■ **Information shown**
___

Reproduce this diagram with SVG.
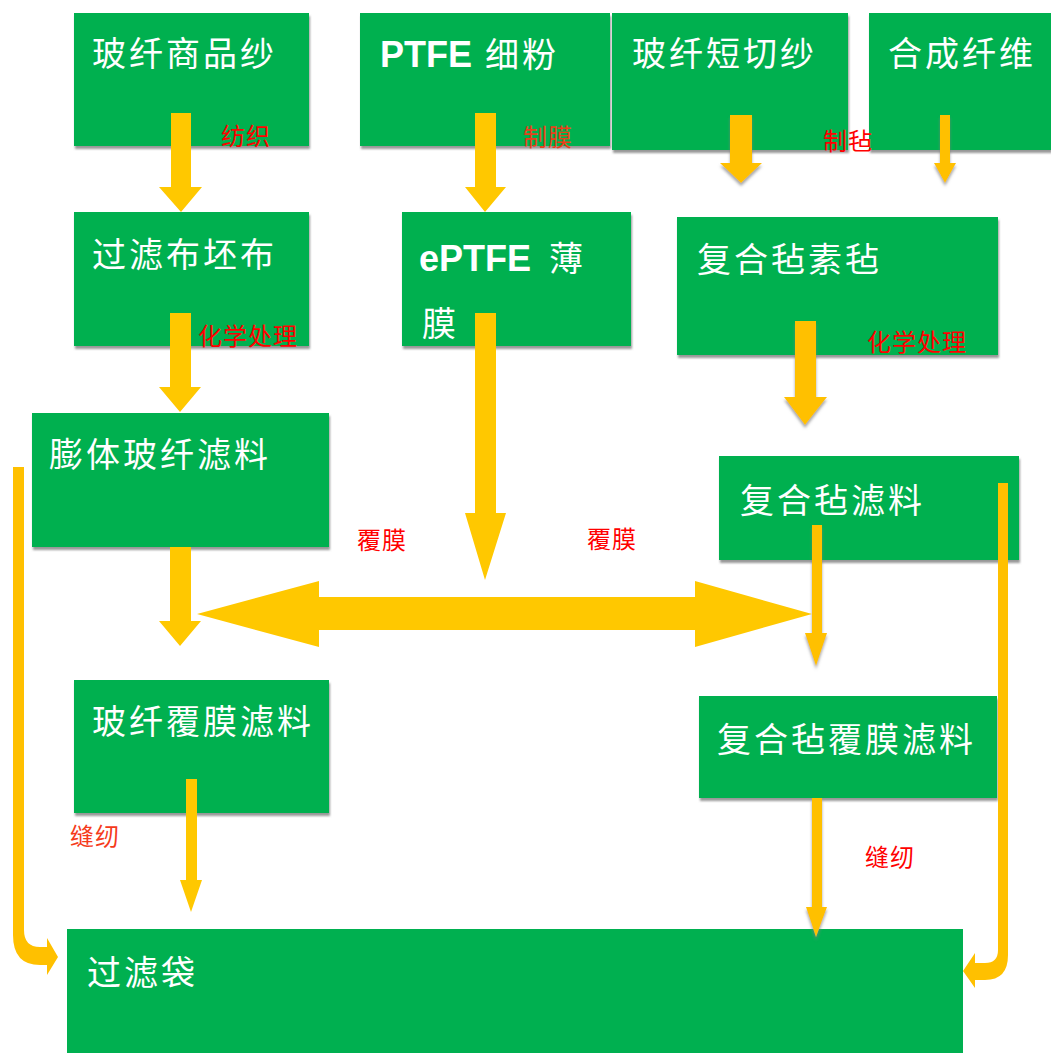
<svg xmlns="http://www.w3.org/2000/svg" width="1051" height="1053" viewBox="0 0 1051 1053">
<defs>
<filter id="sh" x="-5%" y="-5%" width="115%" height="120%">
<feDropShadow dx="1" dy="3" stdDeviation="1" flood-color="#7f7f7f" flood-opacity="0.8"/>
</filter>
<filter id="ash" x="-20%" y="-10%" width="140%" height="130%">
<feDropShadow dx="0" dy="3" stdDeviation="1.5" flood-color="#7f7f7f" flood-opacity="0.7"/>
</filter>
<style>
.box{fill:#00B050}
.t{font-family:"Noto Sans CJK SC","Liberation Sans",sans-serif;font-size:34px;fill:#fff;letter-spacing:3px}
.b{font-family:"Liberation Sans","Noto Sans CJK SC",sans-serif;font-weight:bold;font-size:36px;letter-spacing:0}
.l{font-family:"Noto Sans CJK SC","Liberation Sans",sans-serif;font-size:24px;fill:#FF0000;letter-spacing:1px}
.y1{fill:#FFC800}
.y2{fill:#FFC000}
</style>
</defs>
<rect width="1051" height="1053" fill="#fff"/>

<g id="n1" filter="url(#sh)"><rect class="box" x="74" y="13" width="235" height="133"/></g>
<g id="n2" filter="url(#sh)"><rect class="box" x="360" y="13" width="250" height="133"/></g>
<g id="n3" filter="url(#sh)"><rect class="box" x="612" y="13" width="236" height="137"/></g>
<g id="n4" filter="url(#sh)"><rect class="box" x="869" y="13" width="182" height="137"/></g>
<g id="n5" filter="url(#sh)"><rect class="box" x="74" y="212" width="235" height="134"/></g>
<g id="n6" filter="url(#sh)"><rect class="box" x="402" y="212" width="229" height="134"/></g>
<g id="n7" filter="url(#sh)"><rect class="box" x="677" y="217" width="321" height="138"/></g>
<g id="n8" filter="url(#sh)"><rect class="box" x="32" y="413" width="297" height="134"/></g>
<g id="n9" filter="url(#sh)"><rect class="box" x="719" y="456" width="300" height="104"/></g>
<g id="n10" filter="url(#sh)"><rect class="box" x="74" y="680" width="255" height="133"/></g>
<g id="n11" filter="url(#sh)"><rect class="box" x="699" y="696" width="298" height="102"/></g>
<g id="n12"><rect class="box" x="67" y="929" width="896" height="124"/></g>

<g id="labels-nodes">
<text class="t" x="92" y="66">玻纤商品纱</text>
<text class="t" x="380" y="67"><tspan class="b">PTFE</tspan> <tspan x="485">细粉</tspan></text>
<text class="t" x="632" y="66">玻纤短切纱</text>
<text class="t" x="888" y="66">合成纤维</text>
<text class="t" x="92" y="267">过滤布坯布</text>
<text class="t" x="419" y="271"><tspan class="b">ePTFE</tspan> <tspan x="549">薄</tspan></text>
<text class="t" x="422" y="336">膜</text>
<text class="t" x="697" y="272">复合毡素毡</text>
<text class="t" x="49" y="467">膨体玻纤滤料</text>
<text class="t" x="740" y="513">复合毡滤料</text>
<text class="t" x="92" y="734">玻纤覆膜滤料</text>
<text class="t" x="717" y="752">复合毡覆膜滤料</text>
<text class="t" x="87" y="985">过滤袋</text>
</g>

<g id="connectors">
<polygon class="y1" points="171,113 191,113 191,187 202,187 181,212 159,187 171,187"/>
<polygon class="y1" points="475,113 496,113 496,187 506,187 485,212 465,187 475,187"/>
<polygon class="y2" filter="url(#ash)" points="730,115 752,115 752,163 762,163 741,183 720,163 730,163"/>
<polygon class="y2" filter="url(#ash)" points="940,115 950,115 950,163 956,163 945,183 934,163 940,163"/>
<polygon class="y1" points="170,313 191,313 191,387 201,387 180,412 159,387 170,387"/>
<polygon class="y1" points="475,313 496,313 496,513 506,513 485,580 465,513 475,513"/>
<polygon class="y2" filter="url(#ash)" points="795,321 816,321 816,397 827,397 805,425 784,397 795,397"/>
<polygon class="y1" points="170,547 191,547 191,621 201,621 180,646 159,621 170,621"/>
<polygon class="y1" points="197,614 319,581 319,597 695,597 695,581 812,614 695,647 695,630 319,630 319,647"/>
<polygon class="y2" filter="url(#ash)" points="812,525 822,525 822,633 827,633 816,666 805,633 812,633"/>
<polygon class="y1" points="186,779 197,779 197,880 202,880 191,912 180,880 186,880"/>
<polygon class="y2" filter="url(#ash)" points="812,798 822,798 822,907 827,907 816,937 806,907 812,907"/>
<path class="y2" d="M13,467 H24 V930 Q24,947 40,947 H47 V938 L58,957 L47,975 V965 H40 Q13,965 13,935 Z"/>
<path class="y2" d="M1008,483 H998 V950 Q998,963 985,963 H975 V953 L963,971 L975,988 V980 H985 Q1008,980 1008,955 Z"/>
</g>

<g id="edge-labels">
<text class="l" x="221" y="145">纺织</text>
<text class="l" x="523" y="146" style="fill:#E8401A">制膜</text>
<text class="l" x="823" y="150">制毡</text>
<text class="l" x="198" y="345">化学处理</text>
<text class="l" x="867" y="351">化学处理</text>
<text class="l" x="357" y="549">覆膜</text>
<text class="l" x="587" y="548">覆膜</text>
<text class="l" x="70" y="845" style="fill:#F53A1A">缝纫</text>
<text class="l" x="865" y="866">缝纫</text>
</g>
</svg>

___

■ **What is being asked**
Leave out the pictures and retype every line above exactly.

■ **Answer in full**
Reproduce this diagram with SVG.
<svg xmlns="http://www.w3.org/2000/svg" width="1051" height="1053" viewBox="0 0 1051 1053">
<defs>
<filter id="sh" x="-5%" y="-5%" width="115%" height="120%">
<feDropShadow dx="1" dy="3" stdDeviation="1" flood-color="#7f7f7f" flood-opacity="0.8"/>
</filter>
<filter id="ash" x="-20%" y="-10%" width="140%" height="130%">
<feDropShadow dx="0" dy="3" stdDeviation="1.5" flood-color="#7f7f7f" flood-opacity="0.7"/>
</filter>
<style>
.box{fill:#00B050}
.t{font-family:"Noto Sans CJK SC","Liberation Sans",sans-serif;font-size:34px;fill:#fff;letter-spacing:3px}
.b{font-family:"Liberation Sans","Noto Sans CJK SC",sans-serif;font-weight:bold;font-size:36px;letter-spacing:0}
.l{font-family:"Noto Sans CJK SC","Liberation Sans",sans-serif;font-size:24px;fill:#FF0000;letter-spacing:1px}
.y1{fill:#FFC800}
.y2{fill:#FFC000}
</style>
</defs>
<rect width="1051" height="1053" fill="#fff"/>

<g id="n1" filter="url(#sh)"><rect class="box" x="74" y="13" width="235" height="133"/></g>
<g id="n2" filter="url(#sh)"><rect class="box" x="360" y="13" width="250" height="133"/></g>
<g id="n3" filter="url(#sh)"><rect class="box" x="612" y="13" width="236" height="137"/></g>
<g id="n4" filter="url(#sh)"><rect class="box" x="869" y="13" width="182" height="137"/></g>
<g id="n5" filter="url(#sh)"><rect class="box" x="74" y="212" width="235" height="134"/></g>
<g id="n6" filter="url(#sh)"><rect class="box" x="402" y="212" width="229" height="134"/></g>
<g id="n7" filter="url(#sh)"><rect class="box" x="677" y="217" width="321" height="138"/></g>
<g id="n8" filter="url(#sh)"><rect class="box" x="32" y="413" width="297" height="134"/></g>
<g id="n9" filter="url(#sh)"><rect class="box" x="719" y="456" width="300" height="104"/></g>
<g id="n10" filter="url(#sh)"><rect class="box" x="74" y="680" width="255" height="133"/></g>
<g id="n11" filter="url(#sh)"><rect class="box" x="699" y="696" width="298" height="102"/></g>
<g id="n12"><rect class="box" x="67" y="929" width="896" height="124"/></g>

<g id="labels-nodes">
<text class="t" x="92" y="66">玻纤商品纱</text>
<text class="t" x="380" y="67"><tspan class="b">PTFE</tspan> <tspan x="485">细粉</tspan></text>
<text class="t" x="632" y="66">玻纤短切纱</text>
<text class="t" x="888" y="66">合成纤维</text>
<text class="t" x="92" y="267">过滤布坯布</text>
<text class="t" x="419" y="271"><tspan class="b">ePTFE</tspan> <tspan x="549">薄</tspan></text>
<text class="t" x="422" y="336">膜</text>
<text class="t" x="697" y="272">复合毡素毡</text>
<text class="t" x="49" y="467">膨体玻纤滤料</text>
<text class="t" x="740" y="513">复合毡滤料</text>
<text class="t" x="92" y="734">玻纤覆膜滤料</text>
<text class="t" x="717" y="752">复合毡覆膜滤料</text>
<text class="t" x="87" y="985">过滤袋</text>
</g>

<g id="connectors">
<polygon class="y1" points="171,113 191,113 191,187 202,187 181,212 159,187 171,187"/>
<polygon class="y1" points="475,113 496,113 496,187 506,187 485,212 465,187 475,187"/>
<polygon class="y2" filter="url(#ash)" points="730,115 752,115 752,163 762,163 741,183 720,163 730,163"/>
<polygon class="y2" filter="url(#ash)" points="940,115 950,115 950,163 956,163 945,183 934,163 940,163"/>
<polygon class="y1" points="170,313 191,313 191,387 201,387 180,412 159,387 170,387"/>
<polygon class="y1" points="475,313 496,313 496,513 506,513 485,580 465,513 475,513"/>
<polygon class="y2" filter="url(#ash)" points="795,321 816,321 816,397 827,397 805,425 784,397 795,397"/>
<polygon class="y1" points="170,547 191,547 191,621 201,621 180,646 159,621 170,621"/>
<polygon class="y1" points="197,614 319,581 319,597 695,597 695,581 812,614 695,647 695,630 319,630 319,647"/>
<polygon class="y2" filter="url(#ash)" points="812,525 822,525 822,633 827,633 816,666 805,633 812,633"/>
<polygon class="y1" points="186,779 197,779 197,880 202,880 191,912 180,880 186,880"/>
<polygon class="y2" filter="url(#ash)" points="812,798 822,798 822,907 827,907 816,937 806,907 812,907"/>
<path class="y2" d="M13,467 H24 V930 Q24,947 40,947 H47 V938 L58,957 L47,975 V965 H40 Q13,965 13,935 Z"/>
<path class="y2" d="M1008,483 H998 V950 Q998,963 985,963 H975 V953 L963,971 L975,988 V980 H985 Q1008,980 1008,955 Z"/>
</g>

<g id="edge-labels">
<text class="l" x="221" y="145">纺织</text>
<text class="l" x="523" y="146" style="fill:#E8401A">制膜</text>
<text class="l" x="823" y="150">制毡</text>
<text class="l" x="198" y="345">化学处理</text>
<text class="l" x="867" y="351">化学处理</text>
<text class="l" x="357" y="549">覆膜</text>
<text class="l" x="587" y="548">覆膜</text>
<text class="l" x="70" y="845" style="fill:#F53A1A">缝纫</text>
<text class="l" x="865" y="866">缝纫</text>
</g>
</svg>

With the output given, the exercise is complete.